Jan 28 - first video released by Dr Smith at 9am
Feb 20 - about now start to discuss by email the content of your video and essay with Dr Smith
Feb 28 - submit a proposed title and abstract
Mar 16 - create a simple ontology using Protege
Mar 31 - submit a table of contents and 300 word summary plus draft of associated ppt slides
Apr 27 - submit penultimate draft of essay and powerpoint
May 4 - submit final version of essay and powerpoint and upload final version of video to youtube

Grading

Grading will be based on two factors:

I: understanding and criticism of the videos presented in classes 1-13

All students are required to ingest the content of all videos and to take an active part in on-line discussions throughout the semester.

II: preparation of a youtube video and associated documentation (including powerpoint slides and essay).

Content and structure of the essay should be discussed with Dr Smith. Where the essay takes the form of the documentation of a specific ontology developed by the student it should include:

Statement of scope of the ontology
Summary of existing ontologies in the relevant domain
Explanation of how your ontology differs from (or incorporates) these ontologies
Screenshots of parts of the ontology with some examples of important terms and definitions
Summaries of potential applications of the ontology

Grading Policy: Grading follows standard Graduate School policies. Grades will be weighted according to the following breakdown:

Weighting Assignment

26% - video summaries (2% per summary)
14% - forum participation
20% - youtube video
20% - powerpoint slides
20% - essay / ontology content

Final Grades

Grade Quality Percentage

A 4.0 93.0% -100.00%
A- 3.67 90.0% - 92.9%
B+ 3.33 87.0% - 89.9%
B 3.00 83.0% - 86.9%
B- 2.67 80.0% - 82.9%
C+ 2.33 77.0% - 79.9%
C 2.00 73.0% - 76.9%
C- 1.67 70.0% - 72.9%
D+ 1.33 67.0% - 69.9%
D 1.00 60.0% - 66.9%
F 0 59.9% or below

An interim grade of Incomplete (I) may be assigned if the student has not completed all requirements for the course. An interim grade of 'I' shall not be assigned to a student who did not attend the course. The default grade accompanying an interim grade of 'I' shall be 'U' and will be displayed on the UB record as 'IU.' The default Unsatisfactory (U) grade shall become the permanent course grade of record if the 'IU' is not changed through formal notice by the instructor upon the student's completion of the course.

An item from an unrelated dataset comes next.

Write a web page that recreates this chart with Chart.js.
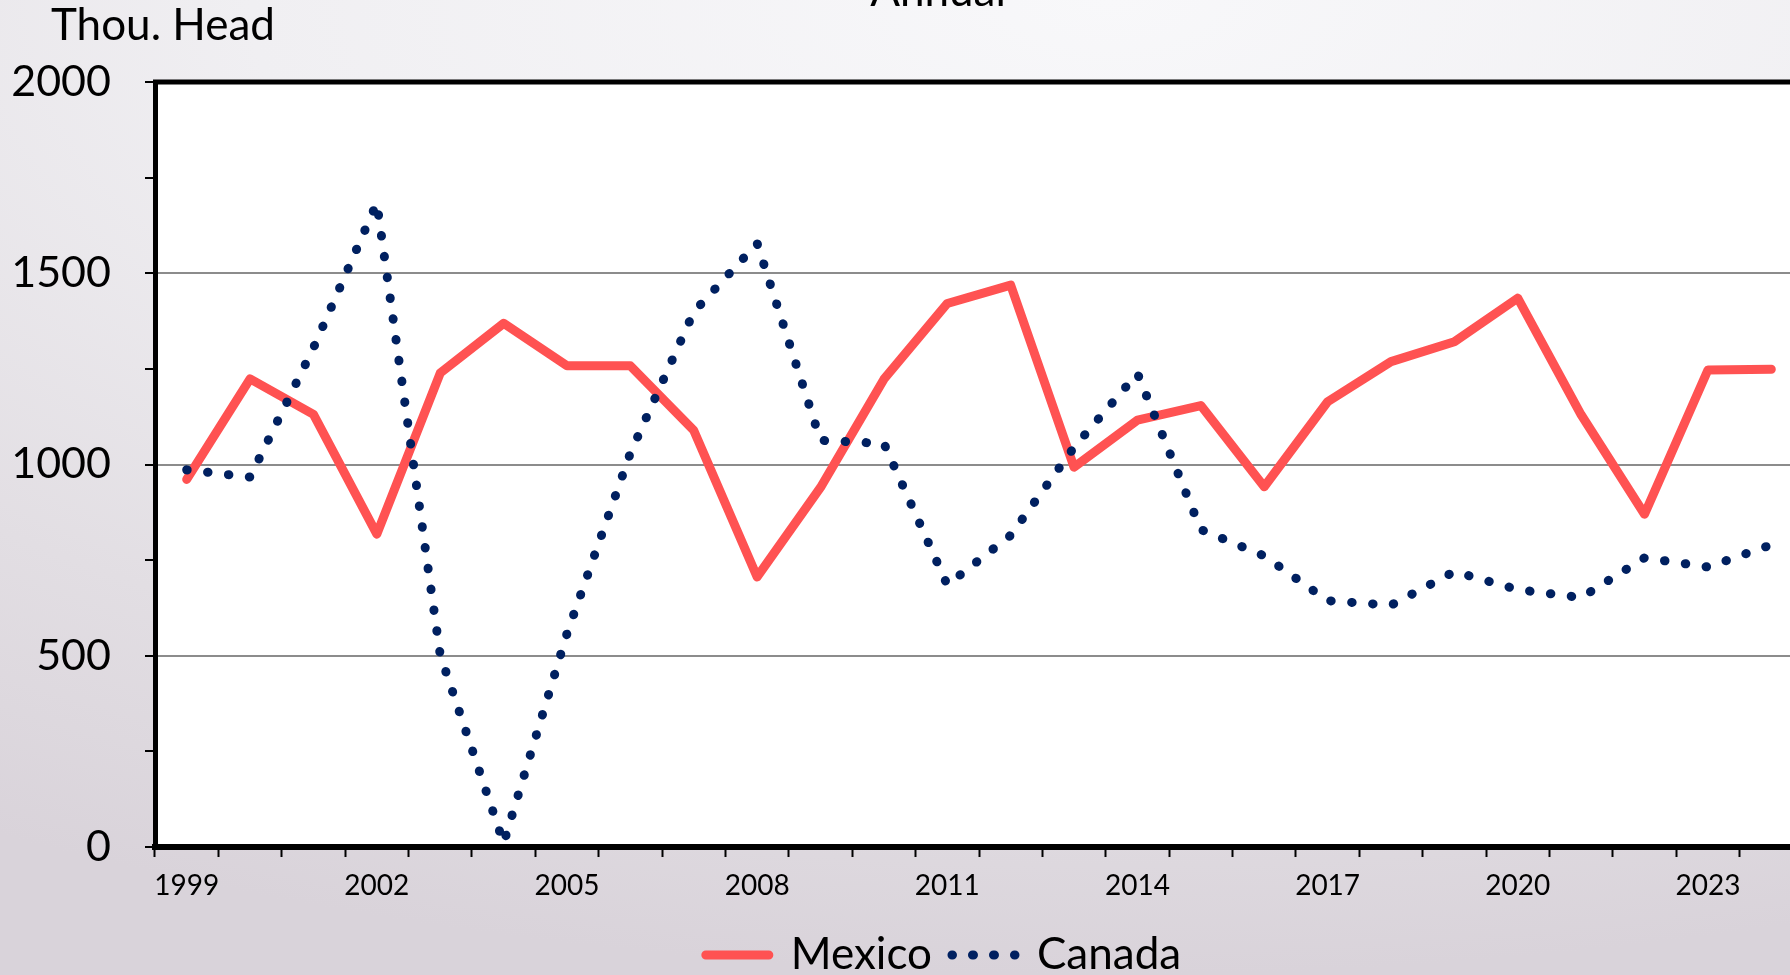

Assignment of an interim 'IU' is at the discretion of the instructor. A grade of 'IU' can be assigned only if successful completion of unfulfilled course requirements can result in a final grade better than the default 'U' grade. The student should have a passing average in the requirements already completed. The instructor shall provide the student specification, in writing, of the requirements to be fulfilled.

The university’s Graduate Incomplete Policy can be found here.

Related Policies and Services

Academic integrity is a fundamental university value. Through the honest completion of academic work, students sustain the integrity of the university while facilitating the university's imperative for the transmission of knowledge and culture based upon the generation of new and innovative ideas. See http://grad.buffalo.edu/Academics/Policies-Procedures/Academic-Integrity.html.

Accessibility resources: If you have any disability which requires reasonable accommodations to enable you to participate in this course, please contact the Office of Accessibility Resources in 60 Capen Hall, 645-2608 and also the instructor of this course during the first week of class. The office will provide you with information and review appropriate arrangements for reasonable accommodations, which can be found on the web here.